In Karen Nakamura’s recent blog post: “Careers: Visual anthropology as a field of study?” she republishes a letter she sent a student asking about graduate study in visual anthropology.
- Visual anthropology is on the margins of the discipline. Few programs offer degrees in it and there are even fewer jobs.
- It is my own belief that photography or film work that isn’t backed by participant-observation research is weaker than that that is. If your goal is to fly in, take photos, and fly out, then you might want to pursue a degree in journalism.
- There are dwindling grants for visual social science research. You would most likely apply to standard anthropology grants — which means that your work should speak to the discipline of anthropology in some way.
Like Karen, when students approach me about pursuing a career in visual anthropology, I usually attempt to dissuade them. The reason being that if they are interested in producing visual documents, they are unlikely to be able to do so in a Ph.D. program in anthropology. Only rarely are visual documents accepted in lieu of written ones at the graduate level. While some may complement their written thesis with “supplementary materials,” they will most likely remain just that.
Of course, if someone is interested in media studies and would like to do an ethnography of visual media production, then I think they’ll do OK.

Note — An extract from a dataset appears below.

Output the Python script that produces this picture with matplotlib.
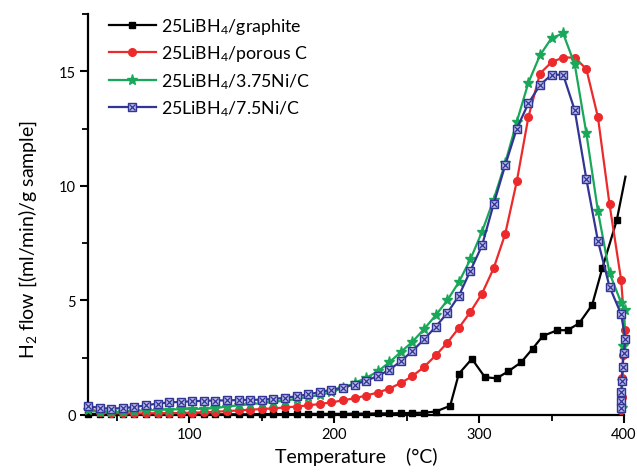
import matplotlib
matplotlib.use('Agg')
import matplotlib.pyplot as plt
from matplotlib.ticker import MultipleLocator

plt.rcParams['font.family'] = ['Lato', 'DejaVu Sans']
plt.rcParams['mathtext.fontset'] = 'custom'
plt.rcParams['mathtext.rm'] = 'Lato'
plt.rcParams['mathtext.it'] = 'Lato:italic'

# Temperature grid shared by the three carbon/Ni samples (deg C)
temp = [30, 38, 46, 54, 62, 70, 78, 86, 94, 102, 110, 118, 126, 134, 142, 150,
        158, 166, 174, 182, 190, 198, 206, 214, 222, 230, 238, 246, 254, 262,
        270, 278, 286, 294, 302, 310, 318, 326, 334, 342, 350, 358, 366, 374,
        382, 390, 398]

porous_c = [0.3, 0.12, 0.08, 0.07, 0.07, 0.07, 0.08, 0.08, 0.09, 0.1, 0.12, 0.14,
            0.17, 0.2, 0.23, 0.26, 0.29, 0.33, 0.37, 0.42, 0.48, 0.55, 0.64, 0.73,
            0.85, 0.98, 1.15, 1.4, 1.7, 2.1, 2.6, 3.15, 3.8, 4.5, 5.3, 6.4, 7.9,
            10.2, 13.0, 14.9, 15.4, 15.6, 15.6, 15.1, 13.0, 9.2, 5.9]
ni375 = [0.2, 0.12, 0.12, 0.15, 0.18, 0.2, 0.22, 0.24, 0.25, 0.26, 0.27, 0.3,
         0.37, 0.42, 0.47, 0.52, 0.57, 0.63, 0.7, 0.78, 0.88, 1.0, 1.18, 1.4,
         1.62, 1.9, 2.3, 2.75, 3.2, 3.75, 4.35, 5.0, 5.8, 6.8, 8.0, 9.4, 11.0,
         12.8, 14.5, 15.7, 16.45, 16.65, 15.3, 12.3, 8.9, 6.2, 4.9]
ni75 = [0.4, 0.3, 0.28, 0.3, 0.35, 0.42, 0.5, 0.55, 0.57, 0.6, 0.62, 0.63, 0.64,
        0.65, 0.66, 0.67, 0.7, 0.75, 0.82, 0.9, 1.0, 1.1, 1.2, 1.33, 1.5, 1.7,
        1.97, 2.35, 2.8, 3.3, 3.85, 4.45, 5.2, 6.3, 7.4, 9.2, 10.9, 12.5, 13.6,
        14.4, 14.85, 14.85, 13.3, 10.3, 7.6, 5.6, 4.4]

# end-of-run tails (falling back to zero near 400 C)
porous_c_tail_t = [400.7, 399.5, 398.8, 398.3, 398.0]
porous_c_tail = [3.7, 2.6, 1.6, 0.8, 0.2]
ni375_tail_t = [400.5, 399.5, 398.8, 398.3]
ni375_tail = [4.6, 3.0, 1.5, 0.3]
ni75_tail_t = [401.0, 399.8, 399.0, 398.5, 398.2, 398.0, 398.0]
ni75_tail = [3.3, 2.7, 2.1, 1.5, 1.0, 0.6, 0.3]

# graphite sample
temp_graphite = [30, 38, 46, 54, 62, 70, 78, 86, 94, 102, 110, 118, 126, 134,
                 142, 150, 158, 166, 174, 182, 190, 198, 206, 214, 222, 230,
                 238, 246, 254, 262, 270, 280, 286, 295, 304, 312, 320, 329,
                 337, 344, 354, 361, 369, 378, 385, 395, 401]
graphite = [0.05, 0.03, 0.03, 0.03, 0.03, 0.03, 0.03, 0.03, 0.03, 0.03, 0.03,
            0.03, 0.03, 0.03, 0.03, 0.04, 0.04, 0.04, 0.04, 0.05, 0.05, 0.05,
            0.05, 0.06, 0.06, 0.07, 0.07, 0.08, 0.09, 0.1, 0.15, 0.4, 1.8, 2.45,
            1.65, 1.6, 1.9, 2.3, 2.9, 3.45, 3.7, 3.7, 4.0, 4.8, 6.4, 8.5, 10.4]

labels = ['25LiBH$_4$/graphite', '25LiBH$_4$/porous C',
          '25LiBH$_4$/3.75Ni/C', '25LiBH$_4$/7.5Ni/C']

black = '#000000'
red = '#ec2a2c'
green = '#19a75a'
blue = '#323596'

fig = plt.figure(figsize=(6.37, 4.77), dpi=100)
ax = fig.add_axes([88 / 637, 61 / 477, 536 / 637, 401 / 477])

l1, = ax.plot(temp_graphite, graphite, color=black, lw=1.6, marker='s', ms=4.5,
              markevery=list(range(len(graphite) - 1)), clip_on=False, zorder=3)
l2, = ax.plot(temp + porous_c_tail_t, porous_c + porous_c_tail, color=red, lw=1.6,
              marker='o', ms=5.5, clip_on=False, zorder=4)
l3, = ax.plot(temp + ni375_tail_t, ni375 + ni375_tail, color=green, lw=1.6,
              marker='*', ms=8, clip_on=False, zorder=5)
l4, = ax.plot(temp + ni75_tail_t, ni75 + ni75_tail, color=blue, lw=1.6,
              marker='s', ms=5.5, mfc='#b9bbe6', mec=blue, mew=1.0,
              clip_on=False, zorder=6)
l4x, = ax.plot(temp + ni75_tail_t, ni75 + ni75_tail, ls='none', marker='x',
               ms=4, mec=blue, mew=0.9, clip_on=False, zorder=7)

ax.set_xlim(30, 400)
ax.set_ylim(0, 17.5)
ax.xaxis.set_major_locator(MultipleLocator(100))
ax.xaxis.set_minor_locator(MultipleLocator(50))
ax.yaxis.set_major_locator(MultipleLocator(5))
ax.yaxis.set_minor_locator(MultipleLocator(2.5))

for s in ['top', 'right']:
    ax.spines[s].set_visible(False)
for s in ['left', 'bottom']:
    ax.spines[s].set_linewidth(1.6)

ax.tick_params(which='major', direction='out', length=6, width=1.5,
               labelsize=10.5, pad=3)
ax.tick_params(which='minor', direction='out', length=4, width=1.3)

ax.set_xlabel('Temperature    (°C)', fontsize=14, labelpad=4)
ax.set_ylabel('H$_2$ flow [(ml/min)/g sample]', fontsize=14)
ax.yaxis.set_label_coords(-0.092, 0.44)

ax.legend([l1, l2, l3, (l4, l4x)], labels, loc='upper left',
          bbox_to_anchor=(0.01, 1.035), frameon=False, fontsize=12.8,
          handlelength=2.6, handletextpad=0.3, labelspacing=0.42)

plt.savefig('out.png', dpi=100)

Such a study falls within the framework of traditional anthropological research. While pursuing any degree in anthropology is a questionable career choice these days, your chances of getting an academic job are even smaller if you don’t produce a traditional written ethnography. Moreover, if you are primarily interested in producing visual documents, the best training is to get lots of production experience, either by working in the media industry or by going to film school – not by getting a Ph.D. (in any discipline).
A lot of people are interested in visual anthropology because it seems like they don’t have to choose between an academic career and a career in the filmmaking. It doesn’t really work out that way. Don’t make any mistake about it: if you are getting a Ph.D., you are choosing an academic career. However, if you really love anthropology and are willing to accept the “supplementary” status of your visual work, then by all means, go for it. Being a production-oriented visual anthropologist today usually means pursuing a double career, not merging your various interests into a single one. Are you ready for that?